BeyondChess™ CS Bridge
Week 1: Every Cell Has an Address
Body Concept: A body's cells have positions → Coordinates & Grids
Name:
Date:
Coach Lamont says: "When you find cell d4 on the board, you're doing the EXACT same thing a computer does when it finds a pixel on your screen. Last week you learned the board is a body with cells. This week you'll see that EVERY body — a chess board, a phone screen, a map, a spreadsheet — uses the same system to find its cells. You already think like a programmer. You just didn't know it yet."
Part 1: The Big Idea — All Bodies Have Addresses
A body has cells. Every cell needs an address so you can find it. Chess, computers, and the real world all solve this the same way:
| Chess (The Body) | Computer Science | Real World |
| Cell e4 | Array position [4][3] | Spreadsheet cell E4 |
| Files (a–h) = skeleton (vertical) | X-axis (horizontal) | Street names |
| Ranks (1–8) = layers (horizontal) | Y-axis (vertical) | Building numbers |
| 64 cells total | 8×8 = 64 data slots | 64 cells in a spreadsheet |
Part 2: CS Vocabulary (New Words for the Same Body)
- Coordinate System
- A way to describe exact locations using numbers or letters. The board uses files + ranks. Maps use latitude + longitude. Same idea: address every cell in the body.
- CHIMERA: every body has cells, and every cell has a position. The address system IS the body's way of knowing itself.
- 2D Array
- A grid of data stored in rows and columns — exactly like the board. "2D" means two dimensions (across and up/down). The board IS a 2D array.
- CHIMERA: Dimension 2 = the board. The simplest body with both skeleton (vertical) and layers (horizontal).
- Variable
- A container that holds information. Cell "e4" is a variable — it holds whatever piece is on it right now. The name stays the same but the contents change.
- Index
- The number that tells you WHERE something is in a list. File letter + rank number = the indexes that find any cell.
- Pixel
- The tiny dots that make up your screen. Each one has an (x, y) coordinate, just like a cell on the board. Your phone has millions of "cells" — each one a pixel with an address.
Part 3: See the Code — The Board as a Program
let board = [
["R", "N", "B", "Q", "K", "B", "N", "R"],
["P", "P", "P", "P", "P", "P", "P", "P"],
...
]
let piece = board[4][4]
Body Check: Every video game, every map app, every spreadsheet uses this same system. When you learned to read chess addresses last week, you learned to read coordinates — the language computers use to find any cell in any body.
Part 4: Practice Exercises
Before each answer: LOOK → THINK → CHECK → MOVE → RESET
Exercise A: Chess → Code Translation
If file a = column 0, b = column 1, etc., and rank 1 = row 0, rank 2 = row 1, etc., translate these cell addresses:
1. Chess cell a1 = Array position [][]
2. Chess cell e4 = Array position [][]
3. Chess cell h8 = Array position [][]
4. Array position [2][3] = Chess cell
Exercise B: Grid Coordinates
This 5×5 grid is a mini-body.

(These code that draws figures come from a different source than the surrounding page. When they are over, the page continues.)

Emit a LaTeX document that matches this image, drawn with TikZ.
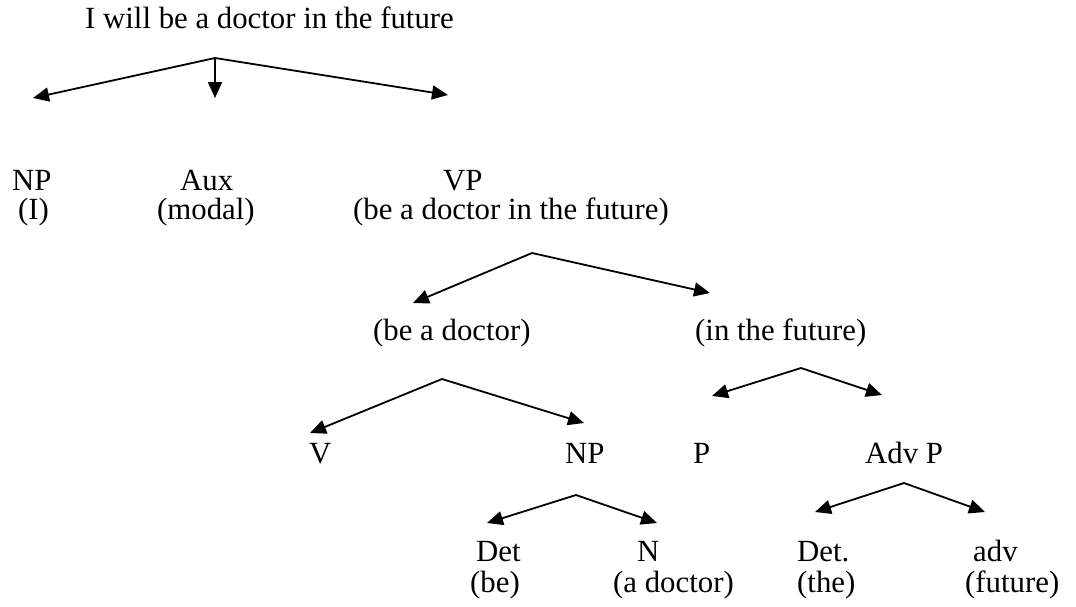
\documentclass[tikz,border=0pt]{standalone}
\usepackage{fontspec}
\setmainfont{Liberation Serif}
\usetikzlibrary{arrows.meta}
\tikzset{
  lbl/.style={anchor=base west, inner sep=0pt, font=\fontsize{30.8}{30.8}\selectfont},
  arr/.style={line width=1.8pt, -{Triangle[length=16pt,width=14pt]}}
}
\begin{document}
\begin{tikzpicture}[x=1pt,y=-1pt]
\useasboundingbox (0,0) rectangle (1076,606);
% texts
\node[lbl] (s) at (85,28) {I will be a doctor in the future};
\node[lbl] (np) at (12,190) {NP};
\node[lbl] (npi) at (18,219) {(I)};
\node[lbl] (aux) at (180,190) {Aux};
\node[lbl] (auxm) at (157,219) {(modal)};
\node[lbl] (vp) at (443,190) {VP};
\node[lbl] (vpt) at (353,219) {(be a doctor in the future)};
\node[lbl] (bad) at (373,340) {(be a doctor)};
\node[lbl] (itf) at (695,340) {(in the future)};
\node[lbl] (v) at (309,463) {V};
\node[lbl] (np2) at (565,463) {NP};
\node[lbl] (p) at (693,463) {P};
\node[lbl] (advp) at (865,463) {Adv P};
\node[lbl] (det) at (476,561) {Det};
\node[lbl] (be) at (470,592) {(be)};
\node[lbl] (n) at (637,561) {N};
\node[lbl] (adoc) at (613,592) {(a doctor)};
\node[lbl] (det2) at (797,561) {Det.};
\node[lbl] (the) at (797,592) {(the)};
\node[lbl] (adv) at (973,561) {adv};
\node[lbl] (fut) at (965,592) {(future)};
% apex and tip coordinates
\coordinate (a1) at (215,58);
\coordinate (t1l) at (33,98);
\coordinate (t1m) at (215,98);
\coordinate (t1r) at (448,95);
\coordinate (a2) at (532,253);
\coordinate (t2l) at (413,303);
\coordinate (t2r) at (710,293);
\coordinate (a3) at (442,379);
\coordinate (t3l) at (310,433);
\coordinate (t3r) at (584,423);
\coordinate (a4) at (801,368);
\coordinate (t4l) at (712,396);
\coordinate (t4r) at (882,395);
\coordinate (a5) at (576,495);
\coordinate (t5l) at (487,523);
\coordinate (t5r) at (657,523);
\coordinate (a6) at (904,483);
\coordinate (t6l) at (815,512);
\coordinate (t6r) at (985,512);
% connectors
\draw[arr] (a1) -- (t1l);
\draw[arr] (a1) -- (t1m);
\draw[arr] (a1) -- (t1r);
\draw[arr] (a2) -- (t2l);
\draw[arr] (a2) -- (t2r);
\draw[arr] (a3) -- (t3l);
\draw[arr] (a3) -- (t3r);
\draw[arr] (a4) -- (t4l);
\draw[arr] (a4) -- (t4r);
\draw[arr] (a5) -- (t5l);
\draw[arr] (a5) -- (t5r);
\draw[arr] (a6) -- (t6l);
\draw[arr] (a6) -- (t6r);
\end{tikzpicture}
\end{document}
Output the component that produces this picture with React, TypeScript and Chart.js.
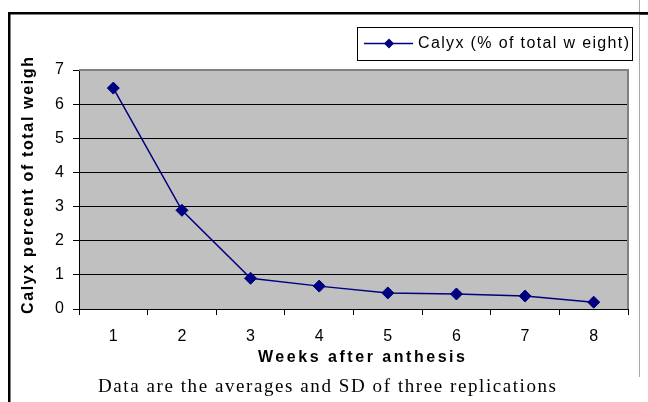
import React, { useEffect, useRef } from 'react';
import { Chart, registerables } from 'chart.js';

Chart.register(...registerables);

// ---- data ----
const weeks = ['1', '2', '3', '4', '5', '6', '7', '8'];
const calyxPercent = [6.47, 2.89, 0.9, 0.67, 0.47, 0.44, 0.38, 0.2];
const yTickValues = [0, 1, 2, 3, 4, 5, 6, 7];
const seriesLabel = 'Calyx (% of total w eight)';
const xTitle = 'Weeks after anthesis';
const yTitle = 'Calyx percent of total weigh';
const footnote = 'Data are the averages and SD of three replications';

const SANS = "'Liberation Sans', Arial, sans-serif";
const SERIF = "'Liberation Serif', 'Times New Roman', serif";
const NAVY = '#000080';

function drawFitted(ctx: CanvasRenderingContext2D, text: string, x: number, y: number, width: number) {
  (ctx as any).letterSpacing = '0px';
  const w = ctx.measureText(text).width;
  const ls = text.length > 1 ? (width - w) / (text.length - 1) : 0;
  (ctx as any).letterSpacing = ls + 'px';
  ctx.textAlign = 'left';
  ctx.fillText(text, x, y);
  (ctx as any).letterSpacing = '0px';
}

const decor = {
  id: 'decor',
  beforeDraw(chart: any) {
    const { ctx, chartArea: a } = chart;
    ctx.save();
    ctx.fillStyle = '#ffffff';
    ctx.fillRect(0, 0, chart.width, chart.height);
    ctx.fillStyle = '#C0C0C0';
    ctx.fillRect(a.left, a.top, a.right - a.left, a.bottom - a.top);
    ctx.restore();
  },
  beforeDatasetsDraw(chart: any) {
    const { ctx, chartArea: a } = chart;
    ctx.save();
    ctx.strokeStyle = '#808080';
    ctx.lineWidth = 2;
    ctx.beginPath();
    ctx.moveTo(a.left, a.top);
    ctx.lineTo(a.right, a.top);
    ctx.lineTo(a.right, a.bottom);
    ctx.stroke();
    ctx.restore();
  },
  afterDraw(chart: any) {
    const { ctx } = chart;
    ctx.save();
    // outer frame
    ctx.fillStyle = '#000';
    ctx.fillRect(8, 12, 2.5, chart.height - 12);
    ctx.fillRect(8, 12, chart.width - 8, 2.5);
    // thin grey vertical line at right
    ctx.fillStyle = '#a8a8a8';
    ctx.fillRect(639, 0, 1, 377);
    ctx.fillStyle = '#000';
    ctx.fillRect(639, 12, 9, 2.5);

    // legend
    const ds = chart.data.datasets[0];
    ctx.fillStyle = '#fff';
    ctx.fillRect(357.5, 27.5, 275, 33);
    ctx.strokeStyle = '#000';
    ctx.lineWidth = 1;
    ctx.strokeRect(357.5, 27.5, 275, 33);
    ctx.strokeStyle = ds.borderColor;
    ctx.lineWidth = 1.5;
    ctx.beginPath();
    ctx.moveTo(364, 43.5);
    ctx.lineTo(413, 43.5);
    ctx.stroke();
    ctx.fillStyle = ds.pointBackgroundColor;
    const r = 5;
    ctx.beginPath();
    ctx.moveTo(389, 43.5 - r);
    ctx.lineTo(389 + r, 43.5);
    ctx.lineTo(389, 43.5 + r);
    ctx.lineTo(389 - r, 43.5);
    ctx.closePath();
    ctx.fill();
    ctx.fillStyle = '#000';
    ctx.font = `16px ${SANS}`;
    ctx.textBaseline = 'middle';
    drawFitted(ctx, ds.label, 418, 44, 211);

    // x title
    ctx.font = `bold 16px ${SANS}`;
    ctx.textBaseline = 'middle';
    drawFitted(ctx, xTitle, 258, 358, 207);

    // y title
    ctx.save();
    ctx.translate(29, 314);
    ctx.rotate(-Math.PI / 2);
    ctx.font = `bold 16px ${SANS}`;
    ctx.textBaseline = 'middle';
    drawFitted(ctx, yTitle, 0, 0, 257);
    ctx.restore();

    // footnote
    ctx.font = `19px ${SERIF}`;
    ctx.textBaseline = 'alphabetic';
    drawFitted(ctx, footnote, 98, 392, 458);
    ctx.restore();
  },
};

export default function App() {
  const ref = useRef<HTMLCanvasElement>(null);
  useEffect(() => {
    const chart = new Chart(ref.current as HTMLCanvasElement, {
      type: 'line',
      data: {
        labels: weeks,
        datasets: [
          {
            label: seriesLabel,
            data: calyxPercent,
            borderColor: NAVY,
            borderWidth: 1.5,
            pointStyle: 'rectRot',
            pointRadius: 6,
            pointBackgroundColor: NAVY,
            pointBorderColor: NAVY,
            pointBorderWidth: 1,
            tension: 0,
            clip: false as any,
          },
        ],
      },
      options: {
        responsive: false,
        devicePixelRatio: 1,
        animation: false,
        layout: { padding: { left: 39, right: 20, top: 70, bottom: 53 } },
        plugins: { legend: { display: false }, tooltip: { enabled: false } },
        scales: {
          x: {
            type: 'category',
            offset: true,
            grid: {
              offset: true,
              drawOnChartArea: false,
              drawTicks: true,
              tickLength: 6,
              color: '#000',
              tickColor: '#000',
              lineWidth: 1,
            },
            border: { display: true, color: '#000', width: 1 },
            ticks: {
              color: '#000',
              font: { family: SANS, size: 16 },
              padding: 12,
              maxRotation: 0,
              autoSkip: false,
            },
            afterFit: (s: any) => {
              s.height = 40;
            },
          },
          y: {
            min: 0,
            max: 7,
            afterBuildTicks: (s: any) => {
              s.ticks = yTickValues.map((v) => ({ value: v }));
            },
            grid: {
              color: (c: any) => (c.tick && c.tick.value === 7 ? 'rgba(0,0,0,0)' : '#000'),
              tickColor: '#000',
              tickLength: 6,
              lineWidth: 1,
            },
            border: { display: true, color: '#000', width: 1 },
            ticks: {
              color: '#000',
              font: { family: SANS, size: 16 },
              padding: 9,
            },
            afterFit: (s: any) => {
              s.width = 40;
            },
          },
        },
      },
      plugins: [decor],
    });
    return () => chart.destroy();
  }, []);
  return (
    <div style={{ position: 'absolute', left: 0, top: 0, width: 648, height: 402 }}>
      <canvas ref={ref} width={648} height={402} style={{ display: 'block', width: 648, height: 402 }} />
    </div>
  );
}
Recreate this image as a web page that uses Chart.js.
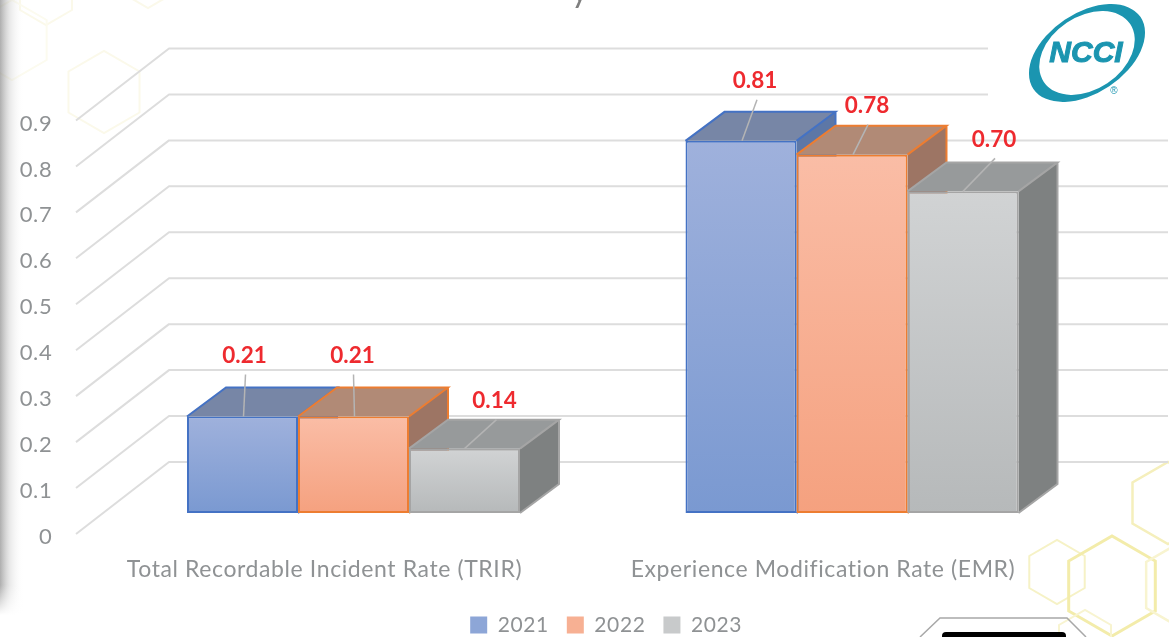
<!DOCTYPE html>
<html>
<head>
<meta charset="utf-8">
<style>html,body{margin:0;padding:0;background:#fff}canvas{display:block}</style>
<script src="https://cdn.jsdelivr.net/npm/chart.js@4/dist/chart.umd.min.js"></script>
</head>
<body>
<canvas id="c" width="1169" height="637"></canvas>
<script>
const categories = ["Total Recordable Incident Rate (TRIR)", "Experience Modification Rate (EMR)"];
const seriesNames = ["2021", "2022", "2023"];
const values2021 = [0.21, 0.81];
const values2022 = [0.21, 0.78];
const values2023 = [0.14, 0.70];

const FONT = "Lato, Carlito, sans-serif";
const DEPTH = {dx: 39, dy: 29};
const WALL = {dy: -51, frontX: 76, backX: 169, rightX: 1168, frontDy: 21};
const LOOK = [
  {top:'#9fb1dc', bottom:'#7a99d1', edge:'#4472c4', roof:'#7786a6', side:'#5d77a6', mid:'#8da6d7'},
  {top:'#fabda6', bottom:'#f5a17f', edge:'#ed7d31', roof:'#b18a76', side:'#9d7564', mid:'#f7b093'},
  {top:'#d1d3d4', bottom:'#b6b9ba', edge:'#a5a5a5', roof:'#979a9b', side:'#7e8181', mid:'#c8cacb'}
];
const NUDGE = [
  [[2, -61, 3], [14, -60, 16]],
  [[-1, -61, 0], [15, -49, 16]],
  [[30, -48, 32], [31, -52, 32]]
];

function frontFill(i) {
  return ctx => {
    if (!ctx.parsed || !ctx.chart.chartArea) return LOOK[i].mid;
    const s = ctx.chart.scales.y;
    const g = ctx.chart.ctx.createLinearGradient(0, s.getPixelForValue(ctx.parsed.y), 0, s.getPixelForValue(0));
    g.addColorStop(0, LOOK[i].top);
    g.addColorStop(1, LOOK[i].bottom);
    return g;
  };
}
function hex(c, x, y, r, col, lw) {
  c.beginPath();
  for (let k = 0; k < 6; k++) {
    const a = Math.PI / 6 + k * Math.PI / 3;
    const px = x + r * Math.cos(a), py = y + r * Math.sin(a);
    k ? c.lineTo(px, py) : c.moveTo(px, py);
  }
  c.closePath();
  c.strokeStyle = col; c.lineWidth = lw; c.stroke();
}
function poly(c, pts, fill) {
  c.beginPath();
  pts.forEach((p, i) => i ? c.lineTo(p[0], p[1]) : c.moveTo(p[0], p[1]));
  c.closePath();
  c.fillStyle = fill; c.fill();
}
function faces(c, meta, L) {
  meta.data.forEach(b => {
    const xl = b.x - b.width / 2, xr = b.x + b.width / 2, yt = b.y, yb = b.base;
    const {dx, dy} = DEPTH;
    poly(c, [[xr, yt], [xr + dx, yt - dy], [xr + dx, yb - dy], [xr, yb]], L.side);
    poly(c, [[xl, yt], [xl + dx, yt - dy], [xr + dx, yt - dy], [xr, yt]], L.roof);
    c.strokeStyle = L.edge; c.lineWidth = 2;
    c.beginPath();
    c.moveTo(xl, yt); c.lineTo(xl + dx, yt - dy); c.lineTo(xr + dx, yt - dy); c.lineTo(xr, yt);
    c.moveTo(xr + dx, yt - dy); c.lineTo(xr + dx, yb - dy); c.lineTo(xr, yb);
    c.stroke();
  });
}

const scene = {
  id: 'scene',
  afterInit(chart) { chart.ctx.letterSpacing = '0.6px'; },
  afterLayout(chart) {
    const l = chart.legend;
    l.left += 55.5; l.right += 55.5; l.top += 8.5; l.bottom += 8.5;
  },
  beforeDraw(chart) {
    const c = chart.ctx;
    c.save();
    c.fillStyle = '#fff'; c.fillRect(0, 0, 1169, 637);
    hex(c, 104, 92, 41, '#fbf9ea', 2);
    hex(c, 46, -5, 30, '#fbf9ea', 2);
    hex(c, 12, 40, 40, '#fcfbef', 2);
    hex(c, 148, -12, 20, '#fbf9ea', 2);
    hex(c, 1057, 572, 32, '#f6f2c6', 2);
    hex(c, 1112, 586, 50, '#f3ecaa', 3);
    hex(c, 1168, 503, 41, '#f5efbc', 2.5);
    hex(c, 1186, 585, 46, '#f8f4d0', 2.5);
    hex(c, 1085, 640, 30, '#f8f4d0', 2);
    const g = c.createLinearGradient(0, 0, 24, 0);
    g.addColorStop(0, 'rgba(120,120,120,0.6)');
    g.addColorStop(0.4, 'rgba(180,180,180,0.3)');
    g.addColorStop(1, 'rgba(255,255,255,0)');
    c.fillStyle = g; c.fillRect(0, 0, 24, 615);
    const g2 = c.createLinearGradient(0, 585, 0, 615);
    g2.addColorStop(0, 'rgba(255,255,255,0)');
    g2.addColorStop(1, 'rgba(255,255,255,1)');
    c.fillStyle = g2; c.fillRect(0, 585, 24, 30);
    c.fillStyle = '#7f7f7f'; c.font = '34px ' + FONT;
    c.textAlign = 'center'; c.textBaseline = 'alphabetic';
    c.fillText('y', 580, 2);
    const s = chart.scales.y;
    c.strokeStyle = '#dddddd'; c.lineWidth = 2; c.lineJoin = 'round';
    s.ticks.forEach(t => {
      const y = s.getPixelForValue(t.value);
      c.beginPath();
      c.moveTo(WALL.frontX, y + WALL.frontDy);
      c.lineTo(WALL.backX, y + WALL.dy);
      c.lineTo(WALL.rightX, y + WALL.dy);
      c.stroke();
    });
    c.fillStyle = '#fff'; c.fillRect(988, 0, 181, 118);
    c.restore();
  },
  beforeDatasetsDraw(chart) {
    const c = chart.ctx;
    chart.data.datasets.forEach((ds, i) => {
      const meta = chart.getDatasetMeta(i);
      c.save();
      faces(c, meta, LOOK[i]);
      c.restore();
      meta.controller.draw();
    });
    scene.paintLabels(chart);
    return false;
  },
  paintLabels(chart) {
    const c = chart.ctx;
    c.save();
    c.letterSpacing = '0px';
    chart.data.datasets.forEach((ds, i) => {
      chart.getDatasetMeta(i).data.forEach((b, j) => {
        const [nx, ny, lx] = NUDGE[i][j];
        c.strokeStyle = '#b4b4b4'; c.lineWidth = 1.5;
        c.beginPath();
        c.moveTo(b.x + (i === 2 ? 0 : 1), b.y);
        c.lineTo(b.x + lx, b.y + ny + 19);
        c.stroke();
        c.fillStyle = '#ee2a2f';
        c.font = 'bold 22.5px ' + FONT;
        c.textAlign = 'center'; c.textBaseline = 'middle';
        c.fillText(ds.data[j].toFixed(2), b.x + nx, b.y + ny);
      });
    });
    c.translate(1087, 53);
    c.fillStyle = '#1b95b0';
    c.save();
    c.rotate(-0.59);
    c.beginPath();
    c.ellipse(0, 0, 64.5, 40, 0, 0, Math.PI * 2);
    c.ellipse(0, 0, 52, 36.5, 0, 0, Math.PI * 2, true);
    c.fill('evenodd');
    c.restore();
    c.strokeStyle = '#1b95b0'; c.lineWidth = 1;
    c.font = 'italic bold 30px "Liberation Sans", sans-serif';
    c.textAlign = 'center'; c.textBaseline = 'middle';
    c.fillText('NCCI', -1, 1);
    c.strokeText('NCCI', -1, 1);
    c.font = '10px "Liberation Sans", sans-serif';
    c.fillText('®', 27, 38);
    c.restore();
  },
  afterDraw(chart) {
    const c = chart.ctx;
    c.save();
    c.strokeStyle = '#a8a8a8'; c.lineWidth = 1.5;
    c.beginPath(); c.moveTo(920, 637); c.lineTo(940, 618); c.lineTo(1067, 618); c.lineTo(1086, 637); c.stroke();
    c.fillStyle = '#000';
    c.beginPath(); c.roundRect(942, 632, 124, 12, 4); c.fill();
    c.restore();
  }
};

new Chart(document.getElementById('c'), {
  type: 'bar',
  data: {
    labels: categories,
    datasets: [values2021, values2022, values2023].map((d, i) => ({
      label: seriesNames[i],
      data: d,
      backgroundColor: frontFill(i),
      borderColor: LOOK[i].edge,
      borderWidth: 2,
      borderSkipped: false,
      categoryPercentage: 0.668,
      barPercentage: 1
    }))
  },
  options: {
    responsive: false,
    animation: false,
    layout: {padding: {top: 7.6, right: 67.75, left: 0, bottom: 0}},
    plugins: {
      tooltip: {enabled: false},
      title: {display: false},
      legend: {
        position: 'bottom',
        labels: {
          boxWidth: 17, boxHeight: 17, padding: 18,
          color: '#8f9294',
          font: {family: FONT, size: 21},
          generateLabels: chart => seriesNames.map((n, i) => ({
            text: n, fillStyle: LOOK[i].mid, strokeStyle: LOOK[i].mid, lineWidth: 0,
            fontColor: '#8f9294', datasetIndex: i
          }))
        }
      }
    },
    scales: {
      x: {
        grid: {display: false, drawTicks: false},
        border: {display: false},
        afterFit: s => { s.height = 75; },
        ticks: {
          color: '#8f9294', font: {family: FONT, size: 23},
          padding: 43, labelOffset: -29, maxRotation: 0, autoSkip: false
        }
      },
      y: {
        min: 0, max: 1.1,
        grid: {display: false, drawTicks: false},
        border: {display: false},
        afterFit: s => { s.width = 104.25; s.paddingTop = 0; s.paddingBottom = 0; },
        afterBuildTicks: s => { s.ticks = s.ticks.filter(t => t.value <= 0.9001); },
        ticks: {
          stepSize: 0.1, color: '#8f9294', font: {family: FONT, size: 22},
          padding: 52, labelOffset: 24
        }
      }
    }
  },
  plugins: [scene]
});
</script>
</body>
</html>
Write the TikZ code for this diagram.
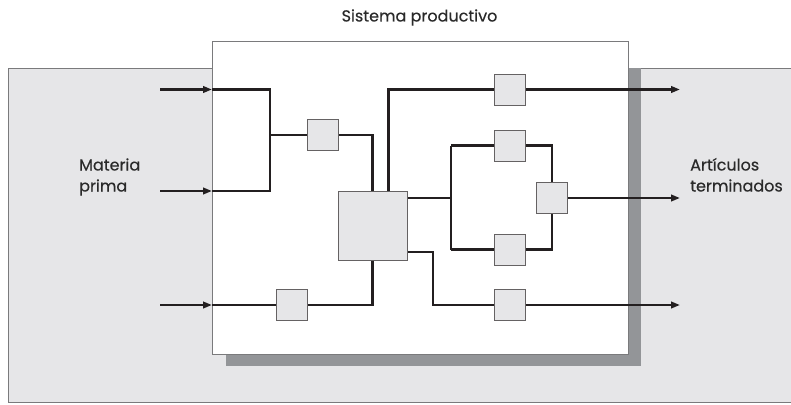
\documentclass[tikz,border=0pt]{standalone}
\usepackage{fontspec}
\setmainfont{Poppins}
\newfontfamily\capfont{Poppins}[FakeBold=0.35]
\usetikzlibrary{arrows.meta,calc}
\definecolor{panel}{HTML}{E6E6E8}
\definecolor{dropgrey}{HTML}{939598}
\definecolor{ink}{HTML}{231F20}
\definecolor{frame}{HTML}{7A7A7C}
\definecolor{txt}{HTML}{2A2A2A}
\tikzset{
  flow/.style={draw=ink, line width=2.8pt},
  inarrow/.style={flow, -{Triangle[length=9pt,width=6.5pt]}},
  stage/.style={draw=ink!70, line width=1pt, fill=panel, minimum width=31pt, minimum height=31pt, inner sep=0pt, outer sep=0pt},
  caption/.style={font=\capfont\fontsize{16}{21}\selectfont, text=txt, align=left, inner sep=0pt},
}
\begin{document}
\begin{tikzpicture}[x=1pt,y=-1pt]
\useasboundingbox (0,0) rectangle (791,404);
% environment and system boundary
\fill[panel] (8,68) rectangle (800,402);
\draw[frame, line width=0.8pt] (800,68) -- (8,68) -- (8,402) -- (800,402);
\fill[dropgrey] (226,68) rectangle (641,366);
\draw[frame, line width=1pt, fill=white] (212,42) rectangle (628,354);
\node[caption, anchor=base] (title) at (419.5,21.5) {Sistema productivo};
\node[caption, anchor=base west] (inlab) at (79,191.5) {Materia\\prima};
\node[caption, anchor=base west] (outlab) at (690,191.5) {Artículos\\terminados};

% stages
\node[stage] (A) at (322.5,135) {};
\node[stage, minimum width=69pt, minimum height=69pt] (big) at (372.5,225.5) {};
\node[stage] (B) at (509.5,89.5) {};
\node[stage] (C) at (509.5,145.5) {};
\node[stage] (D) at (552,198) {};
\node[stage] (E) at (509.5,249.5) {};
\node[stage] (F) at (509.5,305) {};
\node[stage] (G) at (291.5,305) {};

% entry points and junctions
\coordinate (s1) at (160,89.5);
\coordinate (s2) at (160,191);
\coordinate (s3) at (160,305);
\coordinate (e1) at (212,89.5);
\coordinate (e2) at (212,191);
\coordinate (e3) at (212,305);
\coordinate (m) at (270,135);
\coordinate (bo) at ($(big.north)+(16,0)$);
\coordinate (br1) at (big.east |- D.west);
\coordinate (br2) at ($(big.east)+(0,26.5)$);
\coordinate (split) at (451,198);
\coordinate (t1) at (680,89.5);
\coordinate (t2) at (680,198);
\coordinate (t3) at (680,305);

% inputs
\draw[inarrow] (s1) -- (e1);
\draw[inarrow] (s2) -- (e2);
\draw[inarrow] (s3) -- (e3);

% internal flows
\draw[flow, line join=miter] (e1) -| (m |- e2) -- (e2);
\draw[flow] (m) -- (A.west);
\draw[flow] (A.east) -| (big.north);
\draw[flow] (e3) -- (G.west);
\draw[flow] (G.east) -| (big.south);
\draw[flow] (bo) |- (B.west);
\draw[flow] (br1) -- (split);
\draw[flow] (split |- C.west) -- (split |- E.west);
\draw[flow] (split |- C.west) -- (C.west);
\draw[flow] (split |- E.west) -- (E.west);
\draw[flow] (C.east) -| (D.north);
\draw[flow] (E.east) -| (D.south);
\draw[flow] (br2) -- ++(26,0) |- (F.west);

% outputs
\draw[inarrow] (B.east) -- (t1);
\draw[inarrow] (D.east) -- (t2);
\draw[inarrow] (F.east) -- (t3);

% redraw stages above the flow lines
\foreach \n in {A,B,C,D,E,F,G}{\node[stage] at (\n) {};}
\node[stage, minimum width=69pt, minimum height=69pt] at (big) {};
\end{tikzpicture}
\end{document}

Write the coordinate (column, row) for each marked cell:
5. ⭐ Star is at position: (, )
6. 🎯 Target is at position: (, )
7. ♟ Pawn is at position: (, )
8. 🏠 House is at position: (, )
Exercise C: Multiple Choice
9. A 2D array is most like:
- a) A single list of numbers
- b) A body with rows and columns — a grid of cells
- c) A random pile of data
- d) A single number
10. Which real-world body uses a coordinate system like the board?
- a) A pizza
- b) Google Maps — every location has coordinates
- c) A song
- d) The wind
Part 5: Think Like an Engineer
11. Your phone screen is 1080 pixels wide and 2400 pixels tall. It's a body made of over 2.5 million cells. How is this like a chessboard? How is it different?
12. If you were building a video game, why would you need a coordinate system (addresses for every cell) to place characters on the screen?
13. How is finding cell d4 on the board similar to finding your house on Google Maps? Both are bodies — what's the shared idea?
Week 1 Takeaway: The board is a body, and every body has cells with addresses. The chessboard uses files + ranks. Computers use arrays. Maps use latitude + longitude. Different costumes, same idea. When you read chess notation, you're already reading the language of coordinates — the language of ALL bodies that have positions.